Electrical – Part of house has very low power electricity out of no where

electrical

Ive lived here for over 7 years without any electrical issues. It is an older house. Part of my livingroom has low to no power. If I leave one light bulb on, it will work, if I put 2-3 on, it is very weak. If I turn on another device within the proximity all power/lights go off in that area.

So far it seems to effect the chandelier, tv outlet and side outlet, kids closet and back outside light.

I didnt have any power at all in this part of the house and I thought a GFCI outlet that wasnt clicking was the issue, I changed it and now I got this low power issue. But now I completely remove that outlet which I thought was the issue and not leave the cables disconnected, everything continues to work on very low power so I am so confused. I checked the breakers in the panel and all seem fine.

What could be the issue here?

New day:

My progress so far has found 4 things affected: 2 outlets that are hot but no power, livingroom ceiling light and one closet light affected. The breaker seems to be connected to much more outlets and lights around the house but not affecting any of those. I have already switched out the outlets affected with new ones without any results. I have disconnected the livingroom light completely. During all this, another GFCI outlet in the garage went bad, I need to replace that now which leads to my bedroom and bathroom without power till then. Big mess but I feel like Im getting closer, Im going to try my best before calling an electrician. Let me know if anything I say makes some sort of sense to anyone! Thank you.

Best Answer

You (probably) have a bad connection.

This is dangerous - that connection will be heating up, and hot connections can start fires.

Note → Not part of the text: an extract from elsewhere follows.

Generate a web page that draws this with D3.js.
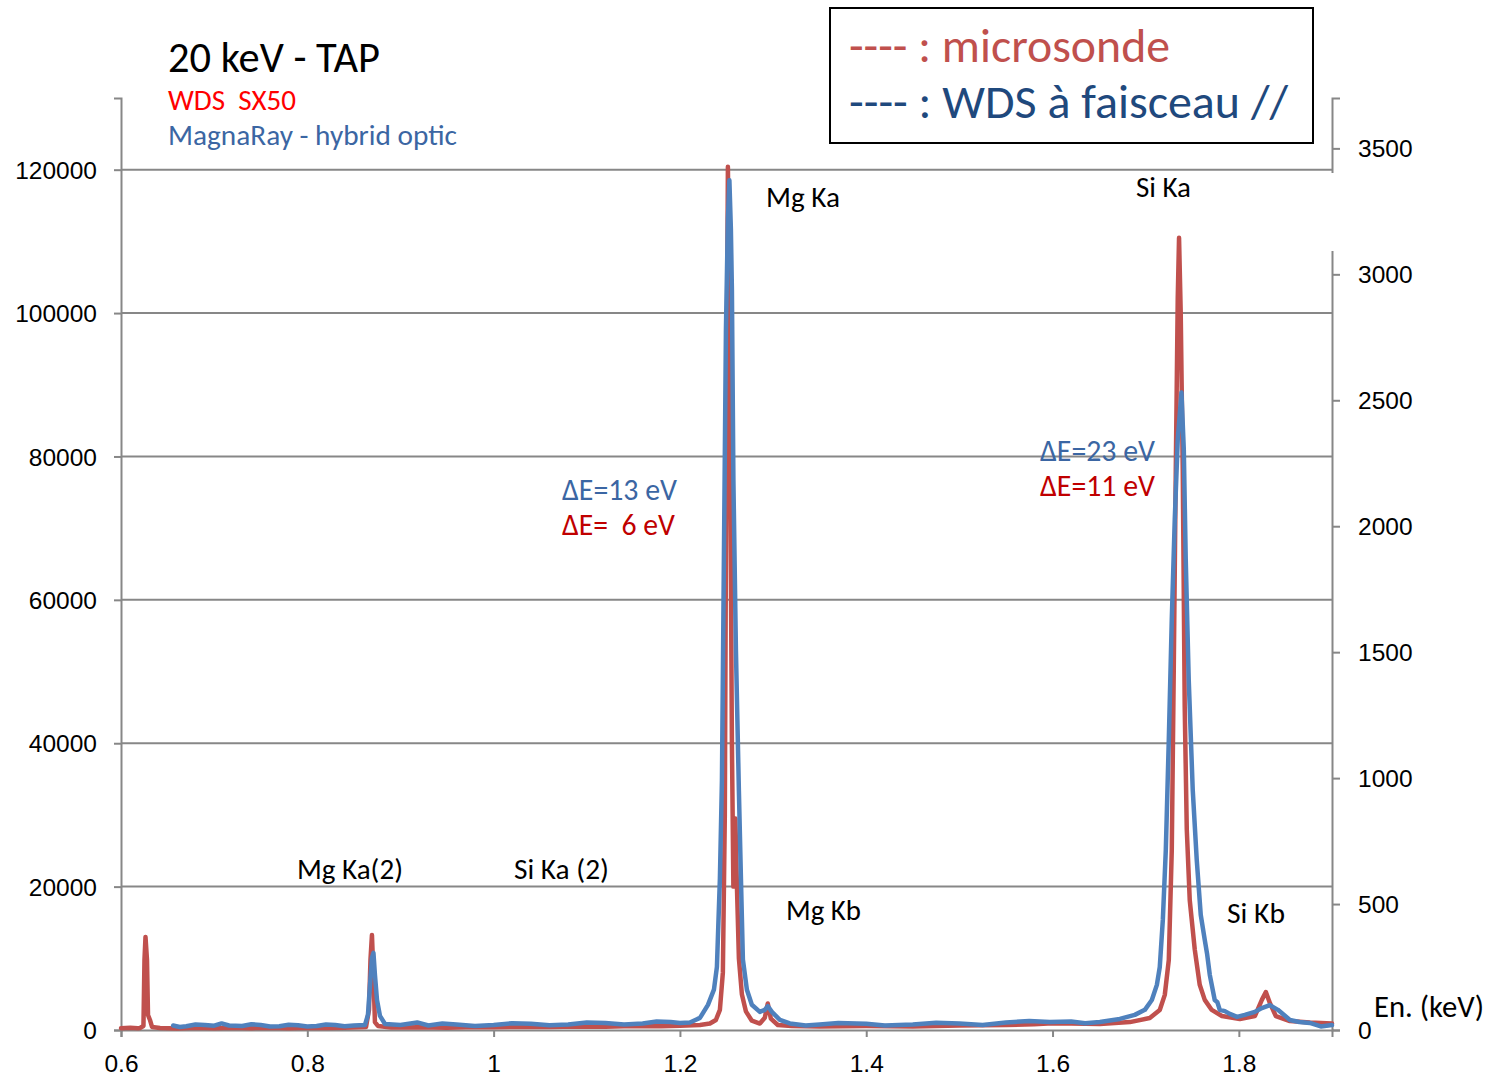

At a guess, you might be best served by just calling a pro, since it sounds like you are somewhat unfamilar with electrical work, but if you want to try checking it yourself, turn the affected circuit off at the breaker panel, and check every device on it, starting from the breaker panel and working away from it.

You'll be checking to see that all wire nuts and connection screws are tight, on both the hot and neutral wires.

If you have any devices which use "backstabs" (the screwless "poke a wire in the back" connections) just assume that any of those could be your problem, remove them from the backstab, and connect to the screw on the device corresponding to the backstab you remove the wire from. Screws are a much more reliable means of connection wires to devices.

Depending how long it's been going on, and how severe the problem is, you may find obvious signs of overheating (discolored wire insulation, melted or charred plastic) or you may not.

If your wires (the actual metal part) appear to be silver-gray rather than pinkish or brownish metal, you may have a bigger issue from a house of a particular era - aluminum rather than copper wiring.